8. Phase 7: Commissioning, BMS Activation, and Final QA

The physical installation is complete, but the project is not over until the system is successfully commissioned. Commercial solar street lights are sophisticated micro-grids; they rely on intelligent Maximum Power Point Tracking (MPPT) controllers and advanced Battery Management Systems (BMS).

Initialization Sequence:
Open the handhole at the base of the pole (or access the top-mounted unit if using a bucket truck). It is crucial to follow the manufacturer's specific connection sequence. Typically, you must connect the lithium battery to the controller *first*. This allows the controller to boot up, recognize the system voltage (usually 12V or 24V), and establish its baseline parameters. Only after the controller is live should you connect the solar panel leads. Reversing this order can fry the internal circuitry of certain controllers.

Verifying the Photovoltaic Draw:
If installing during daylight, the LED light should remain off. Check the LED indicator lights on the MPPT controller. You should see a solid or flashing indicator confirming that the solar panel is actively harvesting energy and pushing charging current into the battery. Use a digital multimeter to verify the voltage at the battery terminals is rising appropriately.
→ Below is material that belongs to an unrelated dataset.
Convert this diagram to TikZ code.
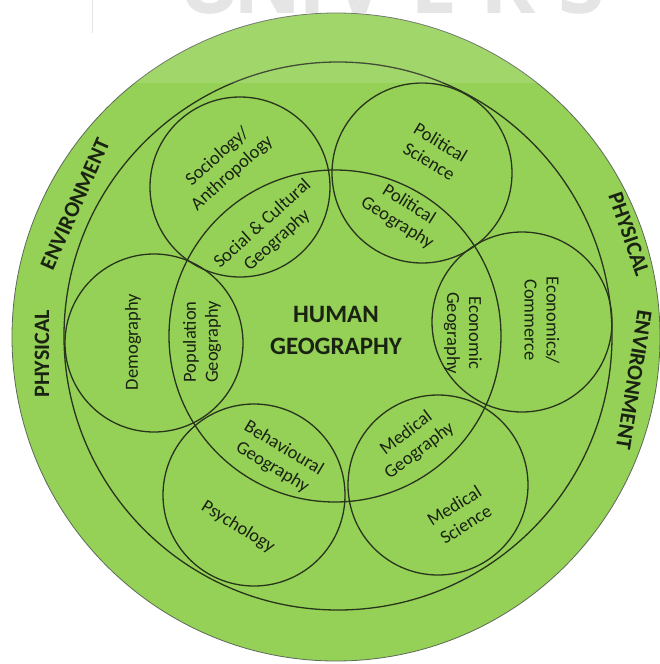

Testing the Motion Sensors and Dimming Profiles:
If your project scope included Dark Sky compliance or adaptive dimming, the fixtures will likely be equipped with Passive Infrared (PIR) or microwave radar sensors. Many modern commercial systems come with a remote control or a Bluetooth smartphone app. Use this tool to force the light into "Test Mode." Walk the perimeter of the light's footprint to ensure the motion sensor accurately detects pedestrians and vehicles, instantly ramping the LED output from its dimmed conservation state (e.g., 30%) up to full 100% brightness.

9. Protecting Your Profit and Building Your Reputation

The transition from trench-heavy grid lighting to autonomous solar lighting is the most lucrative operational shift a commercial electrical contractor can make. By stripping out the unpredictable costs of asphalt excavation, copper wire procurement, and underground utility coordination, you gain absolute control over your project timelines and your gross margins.

A contractor who masters the ground-up assembly method, understands AASHTO wind-load foundation requirements, and efficiently manages their bucket truck deployments will consistently out-bid competitors who are still stuck in the 20th-century mindset of digging ditches.